Provided data:
______
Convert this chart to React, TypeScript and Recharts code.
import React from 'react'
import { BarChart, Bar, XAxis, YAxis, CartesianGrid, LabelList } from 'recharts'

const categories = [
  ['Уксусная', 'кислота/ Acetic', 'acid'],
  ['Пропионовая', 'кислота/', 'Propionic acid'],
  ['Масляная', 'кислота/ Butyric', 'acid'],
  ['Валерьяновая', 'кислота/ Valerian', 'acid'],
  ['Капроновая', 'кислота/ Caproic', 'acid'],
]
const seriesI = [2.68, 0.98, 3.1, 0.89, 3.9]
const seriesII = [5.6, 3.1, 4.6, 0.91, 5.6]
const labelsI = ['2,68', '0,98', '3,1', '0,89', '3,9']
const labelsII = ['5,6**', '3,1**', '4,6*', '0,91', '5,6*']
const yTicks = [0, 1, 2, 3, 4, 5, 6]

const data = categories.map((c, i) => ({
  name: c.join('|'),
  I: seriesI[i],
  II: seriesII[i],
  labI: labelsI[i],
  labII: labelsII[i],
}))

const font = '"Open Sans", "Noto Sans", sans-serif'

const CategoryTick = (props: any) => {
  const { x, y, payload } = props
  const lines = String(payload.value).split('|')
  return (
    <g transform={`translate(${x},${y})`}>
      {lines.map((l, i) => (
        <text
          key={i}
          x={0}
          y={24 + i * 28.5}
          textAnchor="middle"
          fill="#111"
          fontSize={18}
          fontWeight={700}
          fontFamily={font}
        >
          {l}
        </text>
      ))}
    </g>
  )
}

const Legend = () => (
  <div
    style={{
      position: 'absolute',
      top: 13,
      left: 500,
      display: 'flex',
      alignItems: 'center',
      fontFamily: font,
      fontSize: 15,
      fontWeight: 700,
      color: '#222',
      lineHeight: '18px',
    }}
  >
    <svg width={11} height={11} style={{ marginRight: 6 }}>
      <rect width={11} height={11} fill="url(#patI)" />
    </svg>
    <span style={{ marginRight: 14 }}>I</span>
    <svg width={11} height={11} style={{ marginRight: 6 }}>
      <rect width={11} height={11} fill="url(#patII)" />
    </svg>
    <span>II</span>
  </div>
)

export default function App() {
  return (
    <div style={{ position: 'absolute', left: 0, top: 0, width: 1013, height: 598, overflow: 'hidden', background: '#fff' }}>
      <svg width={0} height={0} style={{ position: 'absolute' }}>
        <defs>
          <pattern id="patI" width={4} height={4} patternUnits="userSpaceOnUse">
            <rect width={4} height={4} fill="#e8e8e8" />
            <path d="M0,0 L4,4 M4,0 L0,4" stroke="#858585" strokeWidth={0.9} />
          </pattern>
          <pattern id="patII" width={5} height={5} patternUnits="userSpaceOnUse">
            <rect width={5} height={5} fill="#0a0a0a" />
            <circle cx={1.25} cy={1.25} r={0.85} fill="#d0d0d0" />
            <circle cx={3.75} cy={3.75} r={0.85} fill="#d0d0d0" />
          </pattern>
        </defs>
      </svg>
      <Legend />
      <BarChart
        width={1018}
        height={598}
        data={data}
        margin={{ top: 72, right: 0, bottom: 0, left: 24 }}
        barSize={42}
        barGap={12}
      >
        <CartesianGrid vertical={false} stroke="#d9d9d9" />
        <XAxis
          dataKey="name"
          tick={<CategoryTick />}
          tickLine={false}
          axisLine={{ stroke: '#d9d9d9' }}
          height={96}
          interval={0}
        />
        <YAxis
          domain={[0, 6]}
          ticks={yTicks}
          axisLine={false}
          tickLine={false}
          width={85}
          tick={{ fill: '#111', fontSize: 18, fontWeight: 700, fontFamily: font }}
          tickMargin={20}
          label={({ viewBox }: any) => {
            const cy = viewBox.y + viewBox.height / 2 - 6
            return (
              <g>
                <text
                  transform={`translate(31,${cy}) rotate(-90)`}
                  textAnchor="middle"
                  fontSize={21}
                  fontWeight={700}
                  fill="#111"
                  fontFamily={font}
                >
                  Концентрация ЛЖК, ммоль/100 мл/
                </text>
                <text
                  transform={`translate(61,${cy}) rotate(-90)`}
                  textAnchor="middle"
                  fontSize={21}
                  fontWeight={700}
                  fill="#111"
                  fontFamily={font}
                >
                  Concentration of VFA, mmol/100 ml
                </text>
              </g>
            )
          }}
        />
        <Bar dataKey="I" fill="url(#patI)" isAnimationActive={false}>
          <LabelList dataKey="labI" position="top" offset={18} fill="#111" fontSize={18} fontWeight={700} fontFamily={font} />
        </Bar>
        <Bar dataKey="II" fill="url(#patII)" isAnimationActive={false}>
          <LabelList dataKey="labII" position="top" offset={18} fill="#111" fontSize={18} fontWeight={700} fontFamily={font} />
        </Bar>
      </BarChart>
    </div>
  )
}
______
Required task: Quote each line of the data above exactly as written.

Expected answer:
Convert this chart to React, TypeScript and Recharts code.
import React from 'react'
import { BarChart, Bar, XAxis, YAxis, CartesianGrid, LabelList } from 'recharts'

const categories = [
  ['Уксусная', 'кислота/ Acetic', 'acid'],
  ['Пропионовая', 'кислота/', 'Propionic acid'],
  ['Масляная', 'кислота/ Butyric', 'acid'],
  ['Валерьяновая', 'кислота/ Valerian', 'acid'],
  ['Капроновая', 'кислота/ Caproic', 'acid'],
]
const seriesI = [2.68, 0.98, 3.1, 0.89, 3.9]
const seriesII = [5.6, 3.1, 4.6, 0.91, 5.6]
const labelsI = ['2,68', '0,98', '3,1', '0,89', '3,9']
const labelsII = ['5,6**', '3,1**', '4,6*', '0,91', '5,6*']
const yTicks = [0, 1, 2, 3, 4, 5, 6]

const data = categories.map((c, i) => ({
  name: c.join('|'),
  I: seriesI[i],
  II: seriesII[i],
  labI: labelsI[i],
  labII: labelsII[i],
}))

const font = '"Open Sans", "Noto Sans", sans-serif'

const CategoryTick = (props: any) => {
  const { x, y, payload } = props
  const lines = String(payload.value).split('|')
  return (
    <g transform={`translate(${x},${y})`}>
      {lines.map((l, i) => (
        <text
          key={i}
          x={0}
          y={24 + i * 28.5}
          textAnchor="middle"
          fill="#111"
          fontSize={18}
          fontWeight={700}
          fontFamily={font}
        >
          {l}
        </text>
      ))}
    </g>
  )
}

const Legend = () => (
  <div
    style={{
      position: 'absolute',
      top: 13,
      left: 500,
      display: 'flex',
      alignItems: 'center',
      fontFamily: font,
      fontSize: 15,
      fontWeight: 700,
      color: '#222',
      lineHeight: '18px',
    }}
  >
    <svg width={11} height={11} style={{ marginRight: 6 }}>
      <rect width={11} height={11} fill="url(#patI)" />
    </svg>
    <span style={{ marginRight: 14 }}>I</span>
    <svg width={11} height={11} style={{ marginRight: 6 }}>
      <rect width={11} height={11} fill="url(#patII)" />
    </svg>
    <span>II</span>
  </div>
)

export default function App() {
  return (
    <div style={{ position: 'absolute', left: 0, top: 0, width: 1013, height: 598, overflow: 'hidden', background: '#fff' }}>
      <svg width={0} height={0} style={{ position: 'absolute' }}>
        <defs>
          <pattern id="patI" width={4} height={4} patternUnits="userSpaceOnUse">
            <rect width={4} height={4} fill="#e8e8e8" />
            <path d="M0,0 L4,4 M4,0 L0,4" stroke="#858585" strokeWidth={0.9} />
          </pattern>
          <pattern id="patII" width={5} height={5} patternUnits="userSpaceOnUse">
            <rect width={5} height={5} fill="#0a0a0a" />
            <circle cx={1.25} cy={1.25} r={0.85} fill="#d0d0d0" />
            <circle cx={3.75} cy={3.75} r={0.85} fill="#d0d0d0" />
          </pattern>
        </defs>
      </svg>
      <Legend />
      <BarChart
        width={1018}
        height={598}
        data={data}
        margin={{ top: 72, right: 0, bottom: 0, left: 24 }}
        barSize={42}
        barGap={12}
      >
        <CartesianGrid vertical={false} stroke="#d9d9d9" />
        <XAxis
          dataKey="name"
          tick={<CategoryTick />}
          tickLine={false}
          axisLine={{ stroke: '#d9d9d9' }}
          height={96}
          interval={0}
        />
        <YAxis
          domain={[0, 6]}
          ticks={yTicks}
          axisLine={false}
          tickLine={false}
          width={85}
          tick={{ fill: '#111', fontSize: 18, fontWeight: 700, fontFamily: font }}
          tickMargin={20}
          label={({ viewBox }: any) => {
            const cy = viewBox.y + viewBox.height / 2 - 6
            return (
              <g>
                <text
                  transform={`translate(31,${cy}) rotate(-90)`}
                  textAnchor="middle"
                  fontSize={21}
                  fontWeight={700}
                  fill="#111"
                  fontFamily={font}
                >
                  Концентрация ЛЖК, ммоль/100 мл/
                </text>
                <text
                  transform={`translate(61,${cy}) rotate(-90)`}
                  textAnchor="middle"
                  fontSize={21}
                  fontWeight={700}
                  fill="#111"
                  fontFamily={font}
                >
                  Concentration of VFA, mmol/100 ml
                </text>
              </g>
            )
          }}
        />
        <Bar dataKey="I" fill="url(#patI)" isAnimationActive={false}>
          <LabelList dataKey="labI" position="top" offset={18} fill="#111" fontSize={18} fontWeight={700} fontFamily={font} />
        </Bar>
        <Bar dataKey="II" fill="url(#patII)" isAnimationActive={false}>
          <LabelList dataKey="labII" position="top" offset={18} fill="#111" fontSize={18} fontWeight={700} fontFamily={font} />
        </Bar>
      </BarChart>
    </div>
  )
}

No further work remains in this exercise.